Dopamine reward system

Dopaminergic neurons ascend from the ventral tegmental area (VTA) to the nucleus accumbens (nAc, ventral striatum) as the mesolimbic system and to the frontal cortex (including the cingulate and orbitofrontal cortex) as the mesocortical system. The mesolimbic system is frequently described as a reward system because:

- Firing of mesolimbic neurons increases in the presence of natural reinforcers such as food.

- Conscious, behaving rats will forego food or sex in order to stimulate their own mesolimbic neurons by pressing a lever to deliver a small current through electrodes chronically implanted into the medial forebrain bundle; a technique termed intracranial self-stimulation (ICSS).

- Natural rewards, ICSS, and addictive drugs all increase the release of dopamine in the nucleus accumbens and from mesolimbic terminals the reinforcing properties of all three are blocked through dopamine D1 receptor antagonists.

VTA neurons fire in response to a natural reward and  the  dopamine release facilitates learned associations with  the  reward, in  animal studies a  conditional  stimulus—for example, light or tone—with which the  reward has been paired. The learning occurs via the nucleus accumbens and the affective basal ganglia circuit. Subsequent firing of the VTA neurons depends on the predictability of the reward. Novel or unexpected rewards elicit a strong response, although this declines with repeated presentation—perhaps explaining why we eat more of a meal that consists of six courses of gourmet foods than a single bowl of rice. Predicted rewards have little effect, though conditioned stimuli associated with them continue to elicit dopamine release. Omission of a predicted reward decrease mesolimbic activity. The instant response to omission of an expected reward is to persevere with the activity which commonly provides it.
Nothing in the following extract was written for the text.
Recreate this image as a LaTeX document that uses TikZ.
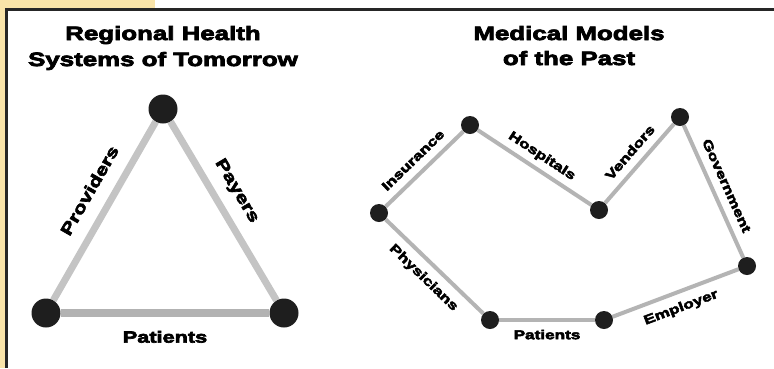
\documentclass[tikz,border=0pt]{standalone}
\usepackage{fontspec}
\usetikzlibrary{backgrounds}
\newfontfamily\hfont{Liberation Sans}[FakeStretch=1.34,
  BoldFont={Liberation Sans Bold}, BoldFeatures={FakeBold=4}]
\definecolor{tabyellow}{HTML}{F9E4A9}
\definecolor{dotc}{HTML}{1E1E1E}
\definecolor{barc}{HTML}{C4C4C4}
\definecolor{barb}{HTML}{B2B2B2}
\definecolor{thinc}{HTML}{B4B4B4}
\pgfdeclarelayer{frame}
\pgfsetlayers{frame,background,main}
\begin{document}
\begin{tikzpicture}[x=1pt,y=1pt,
  bigdot/.style={circle, fill=dotc, minimum size=29pt, inner sep=0pt},
  smalldot/.style={circle, fill=dotc, minimum size=18pt, inner sep=0pt},
  thickbar/.style={draw=barc, line width=7pt},
  basebar/.style={draw=barb, line width=8pt},
  thinbar/.style={draw=thinc, line width=4pt},
  biglab/.style={font=\hfont\bfseries\fontsize{16.2}{18}\selectfont, sloped,
    inner xsep=0pt, inner ysep=14pt, text height=11.6pt, text depth=0pt},
  smalllab/.style={font=\hfont\bfseries\fontsize{12.8}{15}\selectfont, sloped,
    inner xsep=0pt, inner ysep=8pt, text height=9.2pt, text depth=0pt},
  title/.style={font=\hfont\bfseries\fontsize{19.3}{22}\selectfont,
    anchor=base, inner sep=0pt}]
\useasboundingbox (0,0) rectangle (774,-368);

% frame: tab, left strip and black rule
\begin{pgfonlayer}{frame}
  \fill[white] (0,0) rectangle (774,-368);
  \fill[tabyellow] (0,0) rectangle (155,-8);
  \fill[tabyellow] (0,0) rectangle (5,-368);
  \draw[black!85, line width=3pt] (6.5,-368) -- (6.5,-9.5) -- (774,-9.5);
\end{pgfonlayer}

% titles
\node[title] (t1a) at (163,-40) {Regional Health};
\node[title] (t1b) at (163,-66) {Systems of Tomorrow};
\node[title] (t2a) at (569,-40) {Medical Models};
\node[title] (t2b) at (569,-65) {of the Past};

% triangle of tomorrow
\node[bigdot] (T) at (163,-109) {};
\node[bigdot] (L) at (46,-313) {};
\node[bigdot] (R) at (284,-313) {};

% chain of the past
\node[smalldot] (A) at (379,-213) {};
\node[smalldot] (B) at (470,-125) {};
\node[smalldot] (C) at (599,-210) {};
\node[smalldot] (D) at (680,-117) {};
\node[smalldot] (E) at (747,-266) {};
\node[smalldot] (F) at (604,-320) {};
\node[smalldot] (G) at (490,-320) {};

\begin{pgfonlayer}{background}
  \draw[thickbar] (L) -- node[biglab, above, pos=.55] {Providers} (T);
  \draw[thickbar] (T) -- node[biglab, above, pos=.45] {Payers} (R);
  \draw[basebar] (L) -- node[biglab, below, pos=.5] {Patients} (R);

  \draw[thinbar] (A) -- node[smalllab, above, pos=.48] {Insurance} (B);
  \draw[thinbar] (B) -- node[smalllab, above, pos=.5] {Hospitals} (C);
  \draw[thinbar] (C) -- node[smalllab, above, pos=.52] {Vendors} (D);
  \draw[thinbar] (D) -- node[smalllab, above, pos=.5] {Government} (E);
  \draw[thinbar] (F) -- node[smalllab, below, pos=.5] {Employer} (E);
  \draw[thinbar] (G) -- node[smalllab, below, pos=.5] {Patients} (F);
  \draw[thinbar] (A) -- node[smalllab, below, pos=.5] {Physicians} (G);
\end{pgfonlayer}
\end{tikzpicture}
\end{document}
So, low activity of mesolimbic neurons when a predicted reward is missed promotes reward-seeking behavior.

Figure:  Simplified model of Mesolimbic reward system and affective basal ganglia circuit. DA, dopamine; GABA, g-aminobutyric acid; glu, glutamate. Excitatory,    inhibitory.

The nucleus accumbens is the major target of the mesolimbic system. Like its dorsal striatum counterpart it has GABAergic medium spiny neurons (MSNs). This project to the GABAergic cells of the ventral pallidum (VP). Phasic dopamine release from terminals of VTA cells excites the MSNs, particularly if this coincides with excitatory input from the cortex or amygdala. Activity of the MSNs inhibits the GABAergic VP cells, hence disinhibiting the affective basal ganglia circuit. Distinct ensembles of MSNs respond differentially to cues associated with specific rewards.

The cingulate and orbitofrontal cortices respond to rewards and associated stimuli in a manner that depends on their predictability and seems to be concerned with evaluating their overall salience (importance) and determining the intensity of the behavioral response. In some cases at least the prefrontal cortex initiates goal-directed behavior via glutamatergic connections to the nucleus accumbens.